SPIAccolades — September 2024
SPIA Faculty Professional Updates
Jonathan Mummolo, associate professor of politics and public affairs, was part of a team that won the Society for Political Methodology’s Best Statistical Software Award. The honor recognizes individuals for developing statistical software that makes a significant research contribution. Interflex, developed by Mummolo, Jens Hainmueller, Jiehan Liu, Licheng Liu, Ziyi Liu, Tianzhu Qin, and Yiqing Xu, helps researchers flexibly test conditional hypotheses.
“Social science research is replete with conditional hypotheses: We often believe that one variable affects another, but that the effect varies depending on the presence of some third factor,” Mummolo said. “Unfortunately, leading statistical tools for testing such assertions rely on rigid assumptions that can lead to faulty inferences. Interflex is a statistical software package that allows researchers to easily relax those assumptions and investigate conditional hypotheses using simple but robust approaches. My coauthors and I are so pleased to see these tools in frequent use in published work and are grateful to the Society for Political Methodology for this recognition.”
G. John Ikenberry, the Albert G. Milbank Professor of Politics and International Affairs, will be the guest editor for the 2025 edition of Great Decisions, the flagship publication of the Foreign Policy Association. Great Decisions reaches an audience of approximately 400,000 readers across the United States.
“Since 1954, the American Foreign Policy Association has annually published a Great Decisions volume that brings leading scholars together to outline major challenges facing the United States in world affairs,” Ikenberry said. “This year, they have asked me to edit Great Decisions and write the opening essay.
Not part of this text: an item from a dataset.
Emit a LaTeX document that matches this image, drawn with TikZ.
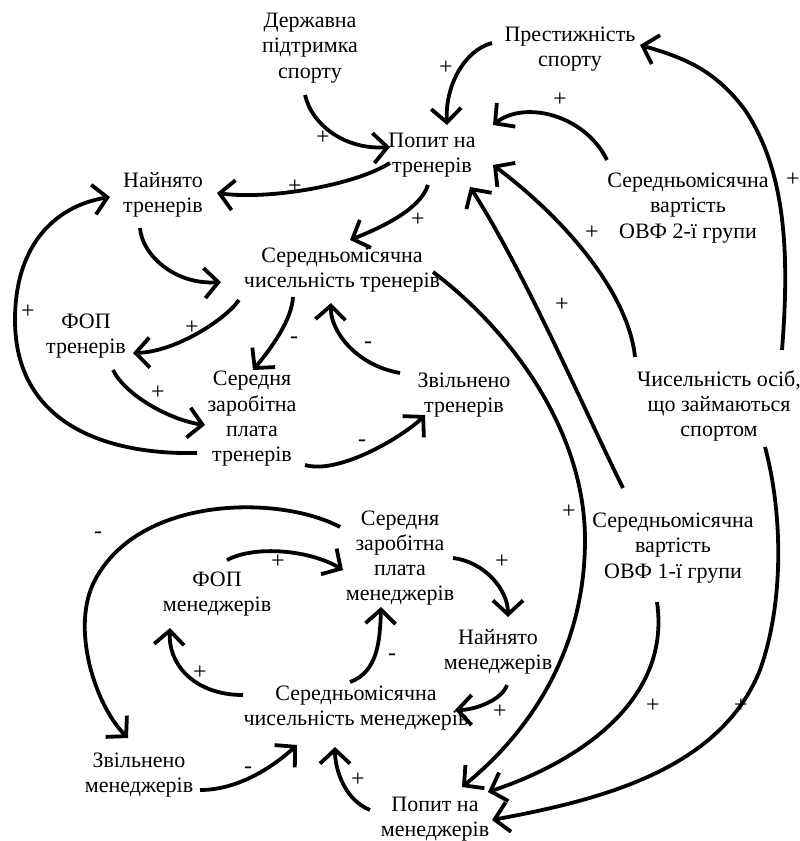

The work brings together well-known scholars to discuss a wide range of pressing issues: trade conflict and the world economy, NATO and security cooperation in Europe, relations with China, the rise of India as a major actor, climate change, and AI and emerging technologies.”
Ikenberry was also named chair of the External Advisory Council by the National Intelligence Council (NIC). In this capacity, Ikenberry will oversee efforts that provide information and advice to the NIC on a wide range of regional and functional issues.
“I am thrilled to be helping the NIC organize its engagement with outside university experts on pressing issues of national and international security,” he said.